Modern-day heroes are the military, police and non-uniformed medical frontliners. They are those who, especially during the dark and uncertain days of Covid-19 pandemic, risked their lives and suffered prolonged isolation from their families' otherwise rejuvenating embrace just to save lives. They are health workers who, while compassionately endeavoring to save a soul and perishing in the process, were wheeled at the dead of night to some crematorium. They are the nameless and faceless individuals who unselfishly shared with fellow Filipinos what food, medicine or supplies they had during lockdowns. Business firms that gave away billions of pesos in food, health care supplies and isolation facilities, they are heroes, too.

Heroes are those who walk kilometers barefooted, crossing rivers and hiking mountains to teach their students. They make learning conducive no matter how dilapidated or makeshift the classrooms are. Farmers, fisherfolk and backyard growers with little or no government support, who strive to raise crops from borrowed capital despite pests, disasters and calamities, are heroes, too. And so are the all-weather delivery riders, the lowly tricycle drivers, the humble street sweepers, the tireless garbage collectors — they try to make both ends meet no matter the meager salary, harsh working conditions and inhumane treatment they suffer. They all are our unsung heroes.

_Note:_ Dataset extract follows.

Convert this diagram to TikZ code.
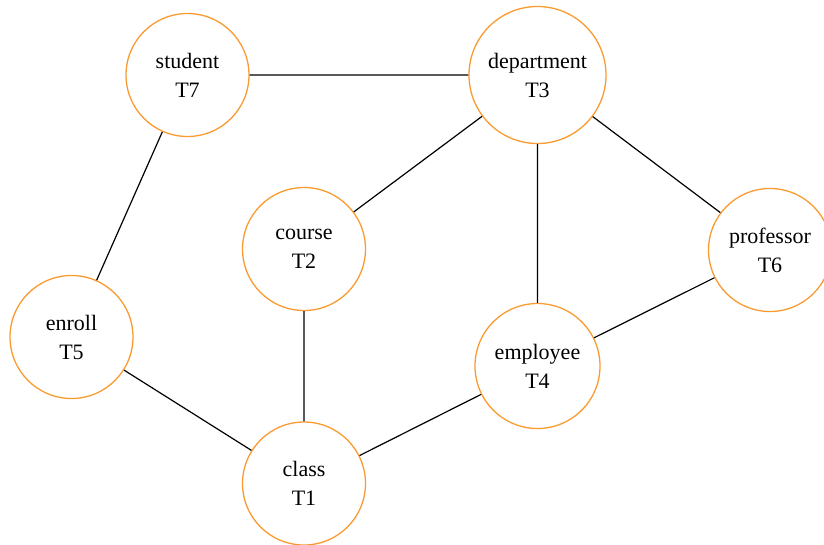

While heroes are known for withstanding difficulties and going the extra mile to accomplish noble deeds and meaningful pursuits to benefit others, they need not suffer and endure hardships all their lives. While they draw satisfaction and sense of purpose from the good they bring to others, our modern-day heroes undoubtedly need help. Medical frontliners need better health benefits so they are able to serve more and perform better. Our overseas Filipino workers deserve competitive employment opportunities so they can come home and contribute their expertise and skills to our own nation-building. The teachers deserve an increase in their salary so they can provide themselves with what they need to educate future generations of professionals. The self-employed and the minimum wage earners are entitled to bigger incomes and better working environments so they can support their families better.

More than honoring our heroes with a non-working holiday, the Philippine government, nongovernment organizations, private companies, and even private citizens acting individually or in groups can do their share to bring honor and dignity to save our modern-day heroes, who need not die before they become heroes. A living hero is better than a dead one set on a pedestal, or a name etched on a marble stone or face cast in a bronze statue.

Now is the time to care for our heroes, more than mere lip service through accolades, titles and a holiday.